Depuis quelques mois, les débats se multiplient sur deux idées en apparence proches mais en réalité assez éloignées l’une de l’autre : le revenu garanti et le salaire universel. Le premier est défendu aussi bien par des militants de gauche ou écologistes que par des réactionnaires assumés. Le second, en apparence plus proche du marxisme, est issu des travaux du sociologue, membre du PCF, Bernard Friot.
Si les thèses de Friot peuvent sembler plus séduisantes au premier abord – elles rencontrent d’ailleurs un certain succès dans la jeunesse et les milieux réunis dans les collectifs Nuit debout – elles ne sont, on va le voir, pas plus révolutionnaires que les autres, et sont même empreintes d’une idéologie politique aux antipodes de la nôtre.
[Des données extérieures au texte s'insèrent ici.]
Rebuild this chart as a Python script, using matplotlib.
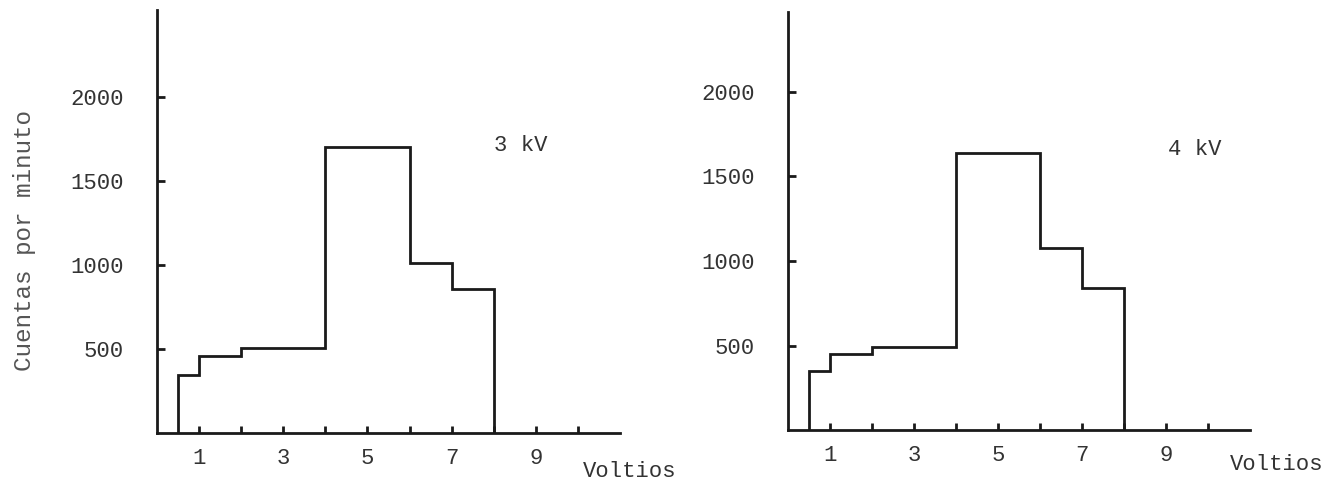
import matplotlib
matplotlib.use('Agg')
import matplotlib.pyplot as plt

# bin edges (Voltios) and counts per minute
edges = [0.5, 1, 2, 4, 6, 7, 8]
counts_3kv = [345, 460, 505, 1700, 1010, 855]
counts_4kv = [350, 450, 490, 1640, 1075, 840]

xticks = [1, 2, 3, 4, 5, 6, 7, 8, 9, 10]
xlabels = ['1', '', '3', '', '5', '', '7', '', '9', '']
yticks = [500, 1000, 1500, 2000]

plt.rcParams['font.family'] = ['Liberation Mono', 'DejaVu Sans Mono']
ink = '#1a1a1a'
txt = '#333333'

fig = plt.figure(figsize=(13.29, 4.9), dpi=100)

panels = [
    # axes rect, counts, label, label pos, ylim top, Voltios pos (axes frac), alignment
    ([0.1181, 0.1163, 0.3484, 0.8633], counts_3kv, '3 kV', (8.0, 1710), 2518, (0.92, -0.104), 'left'),
    ([0.5929, 0.1224, 0.3477, 0.8531], counts_4kv, '4 kV', (9.05, 1660), 2473, (1.160, -0.096), 'right'),
]

for rect, counts, lab, lpos, ytop, vpos, vha in panels:
    ax = fig.add_axes(rect)
    ax.stairs(counts, edges, baseline=0, color=ink, lw=2.0)
    ax.set_xlim(0, 11)
    ax.set_ylim(0, ytop)
    for s in ['top', 'right']:
        ax.spines[s].set_visible(False)
    for s in ['left', 'bottom']:
        ax.spines[s].set_linewidth(2.0)
        ax.spines[s].set_color(ink)
    ax.set_xticks(xticks)
    ax.set_xticklabels(xlabels)
    ax.set_yticks(yticks)
    ax.tick_params(axis='x', direction='in', length=5, width=2, color=ink,
                   pad=11, labelsize=16, labelcolor=txt)
    ax.tick_params(axis='y', direction='in', length=6, width=2, color=ink,
                   pad=24, labelsize=16, labelcolor=txt)
    ax.text(lpos[0], lpos[1], lab, fontsize=16, color=txt, va='center', ha='left')
    ax.text(vpos[0], vpos[1], 'Voltios', transform=ax.transAxes, fontsize=16,
            color=txt, va='baseline', ha=vha)

fig.text(25 / 1329, 0.51, 'Cuentas por minuto', rotation=90, fontsize=17.5,
         color='#555555', va='center', ha='center')

fig.savefig('out.png', dpi=100)
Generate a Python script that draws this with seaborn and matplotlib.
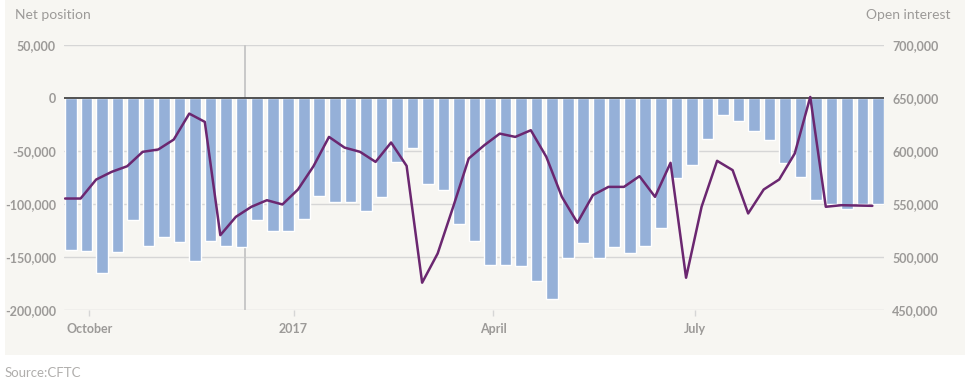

Commençons par nous intéresser à l’idée du « revenu universel », sous ses diverses moutures.
Le référendum qui a eu lieu en Suisse, le 5 juin dernier, a mis sur le devant de la scène la notion de « revenu garanti ». Il s’agissait de décider si l’État helvète allait verser à l’ensemble de la population du pays une somme forfaitaire de 2 260 euros par mois pour les adultes et 565 pour les enfants, de la naissance à la mort, que l’on ait un emploi ou pas. Le projet, dénommé en Suisse « revenu de base inconditionnel », a été rejeté par une majorité des électeurs suisses, mais il a fait parler de cette idée qui est défendue depuis des années par un certain nombre de courants extrêmement divers. En France, tout récemment aussi, le Sénat vient de créer une mission d’information sur l’intérêt et les formes possibles de mise en place d’un revenu de base en France. Celle-ci a commencé pendant la semaine du 13 juin à auditionner les défenseurs de ce projet : les membres de nombreuses associations comme le Mouvement français pour un revenu de base ou l’Association pour l’instauration d’un revenu d’existence.
Il suffirait presque de dire que le Sénat s’intéresse à la question pour comprendre que cette mesure, quel que soit le nom qu’elle porte, n’a rien de révolutionnaire ni même de radical. La mesure est d’ailleurs défendue avec ferveur par la très catholique et très réactionnaire Christine Boutin (qui l’appelle « dividende universel »), par l’ancien ministre sarkozyste Frédéric Lefebvre, par le libéral Alain Madelin, ainsi que par bon nombre de curés de toutes obédiences et quelques loges maçonniques.
À gauche, l’idée est également défendue par le Parti de gauche, une partie du PCF, les écologistes, Attac et le Monde diplomatique. Elle est tellement œcuménique que, le 5 juin dernier, le porte-parole d’Europe écologie-Les Verts, Julien Bayou, et Frédéric Lefebvre ont même pu donner une interview commune dans Le Figaro pour défendre le « revenu universel » ou « revenu de base ».
L’idée est simple : supprimer tout ou partie des allocations et aides sociales et les remplacer par une allocation unique versée à tout le monde. Le montant diffère entre les différents courants qui défendent cette idée, certains tablant sur 450 euros par mois, d’autres sur 800 euros. Certains préconisent de supprimer toutes les allocations, jusqu’aux allocations familiales et à l’aide au logement, d’autres, seulement le RSA. Mais, dans tous les cas, on parle bien de verser un « revenu » à tous, riches et pauvres, travailleurs en activité et chômeurs, actionnaires et smicards, adultes et enfants.
L’idée n’est pas neuve : elle date du 18e siècle, sous la plume de Thomas Paine, qui aurait été le premier à théoriser cette notion en 1795, sous le nom « d’indemnité de droit naturel ». Elle a connu une nouvelle jeunesse à partir des années 1970 dans les milieux écologistes, et plus récemment avec la remontée en puissance des courants décroissants.
En même temps, les économistes les plus libéraux, comme Milton Friedmann ou Friedrich Hayek, ont défendu la même idée dans les années 1960 et 1970, tout comme des économistes keynésiens, apôtres de la relance par la consommation, persuadés que le revenu de base, en donnant du pouvoir d’achat aux couches les plus pauvres de la société, ne pourrait être que bénéfique au marché [...].